We kindly note that creditor may represent debtor throughout the entirety of the assignment procedure, regardless of consent from the latter, provided that (i) the security contract contain a clause or provision of representation, (ii) the default which led to the security foreclosure has been unequivocally acknowledged by creditor, or (iii) such representation has been expressly approved by the other participants of the E&P contract.
We understand that the above procedures will also apply to the assignment resulting from the enforcement of securities over quotas or shares of the concessionaires/contractors which imply in need for replacement of the performance guarantee.
- Security foreclosure against operators (Article 29): whenever debtor is the operator of an E&P contract during the exploration phase, the Resolution allows creditor to request the suspension of the E & P contract for up to one hundred and eighty (180) days.
Upon filing of the relevant assignment request, such suspension shall remain valid until the initial term of the amendment to the E&P contract.
On the other hand, should the deadline of up to one hundred and eighty (180) days have elapsed without any request for assignment, or should such request be rejected by the ANP, the E&P contract will be automatically resumed.
JOINT APPROVAL OF THE ASSIGNMENT AND THE NEW DEVELOPMENT PLAN
Another very welcome addition brought by the Resolution is the possibility of jointly submitting the assignment request with the new development plan intended by the assignee, with the approval of such assignment request and new development plan being carried out simultaneously by ANP.

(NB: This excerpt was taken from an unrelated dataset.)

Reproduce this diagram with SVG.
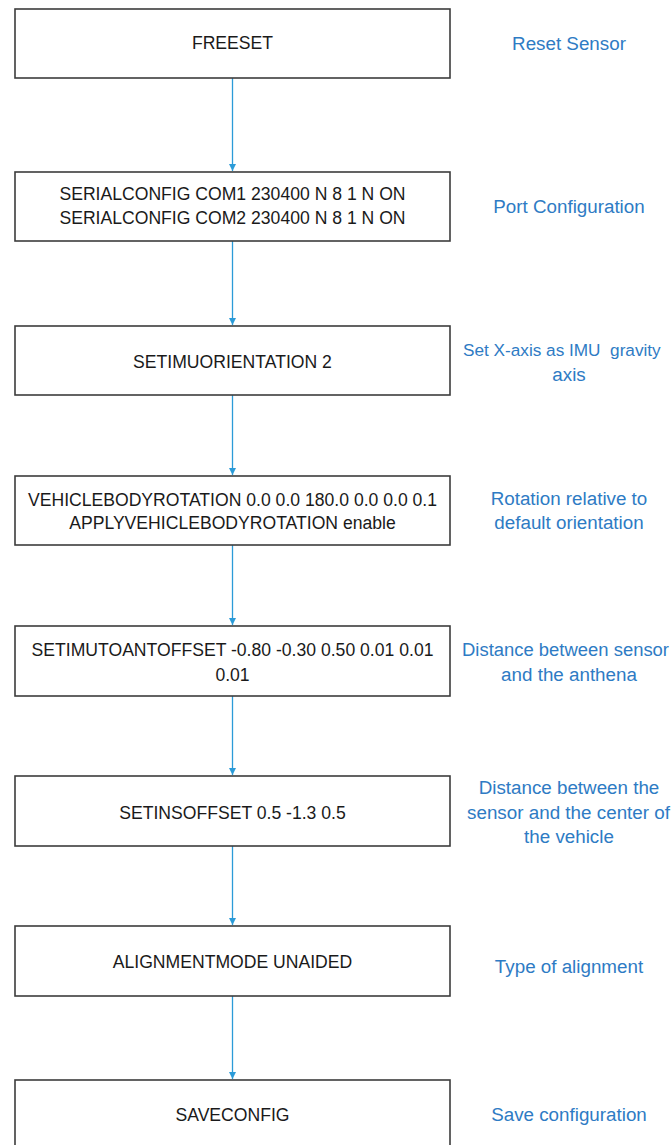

This new dynamic allows the assignee and its investors, even before undertaking their respective obligations pursuant to the E&P contracts, to exclude significant uncertainties regarding the project, especially i) whether the new development planned for the fields is acceptable; ii) whether the term period of the E&P Contracts will be extended by ANP; iii) whether the decommissioning (deactivation and abandonment) planned for the fields and their respective guarantees will be deemed acceptable by ANP.